── PROVIDED MATERIAL ──
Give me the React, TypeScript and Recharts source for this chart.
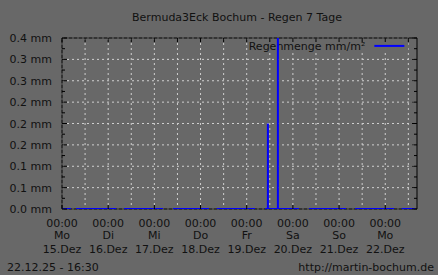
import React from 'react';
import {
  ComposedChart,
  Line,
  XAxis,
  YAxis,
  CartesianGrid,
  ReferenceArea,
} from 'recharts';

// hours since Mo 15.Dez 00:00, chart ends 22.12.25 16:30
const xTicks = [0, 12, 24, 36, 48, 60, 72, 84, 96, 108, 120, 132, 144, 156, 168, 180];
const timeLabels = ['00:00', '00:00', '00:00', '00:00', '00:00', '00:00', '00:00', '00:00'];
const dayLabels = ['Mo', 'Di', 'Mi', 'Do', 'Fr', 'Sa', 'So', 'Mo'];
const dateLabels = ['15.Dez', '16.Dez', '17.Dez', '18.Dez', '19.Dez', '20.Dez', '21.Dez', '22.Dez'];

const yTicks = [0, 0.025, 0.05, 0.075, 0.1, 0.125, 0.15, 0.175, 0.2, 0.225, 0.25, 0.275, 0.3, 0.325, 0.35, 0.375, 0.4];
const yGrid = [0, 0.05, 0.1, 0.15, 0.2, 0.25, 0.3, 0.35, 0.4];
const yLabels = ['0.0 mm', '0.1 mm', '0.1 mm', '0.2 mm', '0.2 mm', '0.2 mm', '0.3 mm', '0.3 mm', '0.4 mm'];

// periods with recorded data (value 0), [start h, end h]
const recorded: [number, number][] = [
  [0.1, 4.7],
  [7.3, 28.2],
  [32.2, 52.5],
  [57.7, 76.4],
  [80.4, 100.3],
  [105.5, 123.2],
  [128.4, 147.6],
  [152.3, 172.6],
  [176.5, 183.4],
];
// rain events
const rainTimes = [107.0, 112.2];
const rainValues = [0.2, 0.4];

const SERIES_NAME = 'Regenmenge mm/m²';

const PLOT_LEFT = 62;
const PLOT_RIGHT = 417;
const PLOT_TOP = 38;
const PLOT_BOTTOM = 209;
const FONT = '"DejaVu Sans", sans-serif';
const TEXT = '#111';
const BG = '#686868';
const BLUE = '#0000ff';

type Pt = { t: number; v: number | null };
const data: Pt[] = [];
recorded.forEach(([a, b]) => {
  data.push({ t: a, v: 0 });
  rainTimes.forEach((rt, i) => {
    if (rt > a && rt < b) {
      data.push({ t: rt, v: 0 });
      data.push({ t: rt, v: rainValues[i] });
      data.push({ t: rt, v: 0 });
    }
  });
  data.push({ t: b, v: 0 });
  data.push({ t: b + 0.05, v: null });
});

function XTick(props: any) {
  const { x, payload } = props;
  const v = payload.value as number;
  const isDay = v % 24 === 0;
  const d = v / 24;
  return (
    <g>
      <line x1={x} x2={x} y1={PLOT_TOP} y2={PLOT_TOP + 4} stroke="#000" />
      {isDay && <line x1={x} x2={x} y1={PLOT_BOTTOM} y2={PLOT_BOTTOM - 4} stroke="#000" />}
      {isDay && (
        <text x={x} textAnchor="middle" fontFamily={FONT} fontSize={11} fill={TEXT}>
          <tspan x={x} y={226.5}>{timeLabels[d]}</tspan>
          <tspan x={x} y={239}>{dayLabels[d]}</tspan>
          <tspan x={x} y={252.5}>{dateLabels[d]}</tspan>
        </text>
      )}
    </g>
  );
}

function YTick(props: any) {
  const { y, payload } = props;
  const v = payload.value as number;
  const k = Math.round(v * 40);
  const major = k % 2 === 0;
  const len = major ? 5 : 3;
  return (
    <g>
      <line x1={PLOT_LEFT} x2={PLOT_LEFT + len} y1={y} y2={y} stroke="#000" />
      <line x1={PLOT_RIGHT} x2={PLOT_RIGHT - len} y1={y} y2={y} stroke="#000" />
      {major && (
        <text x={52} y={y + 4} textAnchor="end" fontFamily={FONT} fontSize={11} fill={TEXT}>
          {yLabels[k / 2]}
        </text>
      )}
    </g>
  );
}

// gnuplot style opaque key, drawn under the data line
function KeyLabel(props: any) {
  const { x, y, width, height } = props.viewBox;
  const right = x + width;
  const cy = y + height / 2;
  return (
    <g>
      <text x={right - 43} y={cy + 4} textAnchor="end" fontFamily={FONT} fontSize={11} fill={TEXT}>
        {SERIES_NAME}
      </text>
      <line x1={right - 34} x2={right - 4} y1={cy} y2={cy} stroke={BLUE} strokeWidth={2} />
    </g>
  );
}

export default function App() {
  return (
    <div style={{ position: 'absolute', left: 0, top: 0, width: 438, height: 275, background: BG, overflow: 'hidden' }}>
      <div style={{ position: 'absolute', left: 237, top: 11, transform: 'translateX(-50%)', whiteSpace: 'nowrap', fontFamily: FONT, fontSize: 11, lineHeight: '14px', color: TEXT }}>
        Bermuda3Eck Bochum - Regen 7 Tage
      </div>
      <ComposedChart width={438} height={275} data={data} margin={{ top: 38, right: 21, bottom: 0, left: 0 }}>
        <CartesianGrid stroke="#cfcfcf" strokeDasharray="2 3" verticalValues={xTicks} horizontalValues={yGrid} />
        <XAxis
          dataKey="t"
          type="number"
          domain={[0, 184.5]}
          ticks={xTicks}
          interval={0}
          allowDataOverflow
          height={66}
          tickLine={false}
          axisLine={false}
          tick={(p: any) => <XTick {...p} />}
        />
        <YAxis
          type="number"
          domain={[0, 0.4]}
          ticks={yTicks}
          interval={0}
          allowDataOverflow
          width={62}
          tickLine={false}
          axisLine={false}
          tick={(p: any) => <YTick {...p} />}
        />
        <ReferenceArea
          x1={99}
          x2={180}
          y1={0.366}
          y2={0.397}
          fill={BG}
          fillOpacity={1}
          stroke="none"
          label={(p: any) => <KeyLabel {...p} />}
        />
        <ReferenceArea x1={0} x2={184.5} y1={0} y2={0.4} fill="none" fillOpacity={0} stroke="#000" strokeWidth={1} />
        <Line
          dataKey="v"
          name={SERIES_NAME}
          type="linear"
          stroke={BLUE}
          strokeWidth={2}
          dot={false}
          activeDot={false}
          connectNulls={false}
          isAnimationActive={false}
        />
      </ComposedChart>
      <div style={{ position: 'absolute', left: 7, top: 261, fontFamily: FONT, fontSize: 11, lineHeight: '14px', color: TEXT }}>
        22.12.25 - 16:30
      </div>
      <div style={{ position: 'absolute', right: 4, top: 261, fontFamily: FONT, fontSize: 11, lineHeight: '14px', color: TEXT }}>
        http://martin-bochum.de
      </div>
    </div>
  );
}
───
**PROBLEM TO SOLVE**
Pick out the lines that include the word "React" and write them out.

**ANSWER IN FULL**
Give me the React, TypeScript and Recharts source for this chart.
import React from 'react';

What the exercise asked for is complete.